Our programs are rooted in a cultural and trauma-informed model, utilizing well-researched methods for facilitating self-discovery, change, and reparations. These programs offer participants safe places to think, feel, and relate by observing and experiencing Nature's working wisdom.

Learn more below!

  • Trauma-Informed Expressive Arts Therapy integrates neurological research on how the brain processes trauma with the sensory process of art-making to support healing and recovery. This process provides participants active opportunities to experience their capabilities in learning to self-regulate and build new positive sensory memories and relationships. By uplifting strengths rather than labeling pathologies, and viewing each individual as capable, supports a resiliency-based framework for understanding a person's trauma reactions.

  • In Hawaiian culture, kilo is the practice of observation to understand one’s surroundings and environment over time. Kilo is used to learn, experience, and discover the most effective processes to better plan for the future. This could include climate, agriculture, spirituality, and innovation.

    We integrate our workshops within ecological frameworks and place-based cultural practices that build awareness of relationships to ʻāina and each other. These activities help increase resilience, improve mental health, and develop a practice of deep observation and examination, in turn cultivating leadership, community, and responsibility.

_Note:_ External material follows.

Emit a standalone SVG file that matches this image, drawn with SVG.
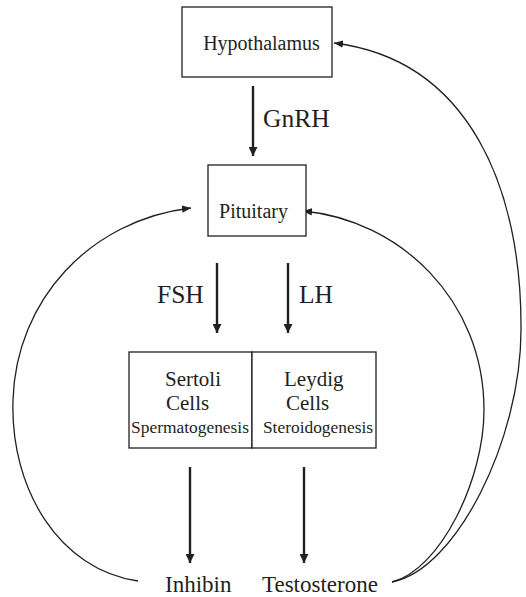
<svg xmlns="http://www.w3.org/2000/svg" width="526" height="597" viewBox="0 0 526 597">
  <style>
    .box { fill: #ffffff; stroke: #231f20; stroke-width: 1.3; }
    .lbl { font-family: "Liberation Serif", "Times New Roman", serif; fill: #231f20; }
    .hormone { font-size: 25.5px; }
    .organ { font-size: 20px; text-anchor: middle; }
    .cell { font-size: 21px; }
    .proc { font-size: 17.4px; text-anchor: middle; }
    .product { font-size: 23px; }
    .flow { stroke: #231f20; stroke-width: 2.4; fill: none; marker-end: url(#headThick); }
    .feedback { stroke: #231f20; stroke-width: 1.3; fill: none; marker-end: url(#headThin); }
  </style>
  <defs>
    <marker id="headThick" markerUnits="userSpaceOnUse" markerWidth="10" markerHeight="9" refX="9" refY="4.5" orient="auto">
      <path d="M0,0 L9,4.5 L0,9 z" fill="#231f20"/>
    </marker>
    <marker id="headThin" markerUnits="userSpaceOnUse" markerWidth="10" markerHeight="8" refX="9" refY="3.75" orient="auto">
      <path d="M0,0 L9,3.75 L0,7.5 z" fill="#231f20"/>
    </marker>
  </defs>

  <rect width="526" height="597" fill="#ffffff"/>

  <g id="connectors">
    <!-- hormone flows -->
    <line class="flow" x1="253" y1="86" x2="253" y2="156"/>
    <line class="flow" x1="217" y1="263" x2="217" y2="333"/>
    <line class="flow" x1="288" y1="263" x2="288" y2="333"/>
    <line class="flow" x1="190" y1="467" x2="190" y2="563"/>
    <line class="flow" x1="304" y1="467" x2="304" y2="563"/>
    <!-- feedback loops -->
    <path class="feedback" d="M138,581 C60,570 10,490 13,400 C16,300 90,220 191,208"/>
    <path class="feedback" d="M392,582 C440,570 484,480 484,410 C484,300 400,220 303,211"/>
    <path class="feedback" d="M392,582 C456,570 521,440 521,330 C522,190 470,60 334,43"/>
  </g>

  <g id="label-gnrh"><text class="lbl hormone" x="263" y="127">GnRH</text></g>
  <g id="label-fsh"><text class="lbl hormone" x="157" y="303">FSH</text></g>
  <g id="label-lh"><text class="lbl hormone" x="299" y="303">LH</text></g>

  <g id="hypothalamus">
    <rect class="box" x="182" y="7" width="150" height="70"/>
    <text class="lbl organ" x="261.5" y="50">Hypothalamus</text>
  </g>

  <g id="pituitary">
    <rect class="box" x="208" y="165" width="98" height="71"/>
    <text class="lbl organ" x="253.5" y="218">Pituitary</text>
  </g>

  <g id="sertoli">
    <rect class="box" x="129" y="352" width="123" height="96"/>
    <text class="lbl cell" x="165" y="386">Sertoli</text>
    <text class="lbl cell" x="166" y="410">Cells</text>
    <text class="lbl proc" x="190" y="433">Spermatogenesis</text>
  </g>

  <g id="leydig">
    <rect class="box" x="252" y="352" width="124" height="96"/>
    <text class="lbl cell" x="284" y="386">Leydig</text>
    <text class="lbl cell" x="286" y="410">Cells</text>
    <text class="lbl proc" x="318" y="433">Steroidogenesis</text>
  </g>

  <g id="inhibin"><text class="lbl product" x="165" y="592">Inhibin</text></g>
  <g id="testosterone"><text class="lbl product" x="262" y="592">Testosterone</text></g>
</svg>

  • Eco-Art Therapy blends traditional art therapy with the emerging science of Applied Ecopsychology (an experiential modality, which teaches us to think, feel and relate by observing and experiencing Nature's wisdom).

    This experiential art-meets-nature process helps us identify and release underlying and conditioned beliefs more easily than conventional verbal counseling.

    We're able to witness nature's wisdom through a process of creation and art, observation, feeling, and journaling, which gives us powerful revelations and an understanding of wholeness.

    Ecopsychology studies the effects of nature on our well being and its natural ability to release and heal trauma. Through this process, we're also remembering our connection to our ancient wisdom.

  • Creativity Coaching supports people in working through creative blocks like procrastination, overwhelm, perfectionism, and self-sabotage. This coaching methodology is based on extensive research on the brain and creativity.

    It helps us learn techniques for building new muscle habits that feel good and help us to continue showing up for ourselves.​​ It's about having fun, starting with what's easy, and utilizing tools that help us allow creativity to flow.

    Through gently acknowledging old patterns, habits, and fears, we learn more about ourselves and how to treat ourselves with our own innate wisdom.

Group of people gathered on a grassy area with mountains in the background, some sitting, some standing, surrounded by trees and lush greenery.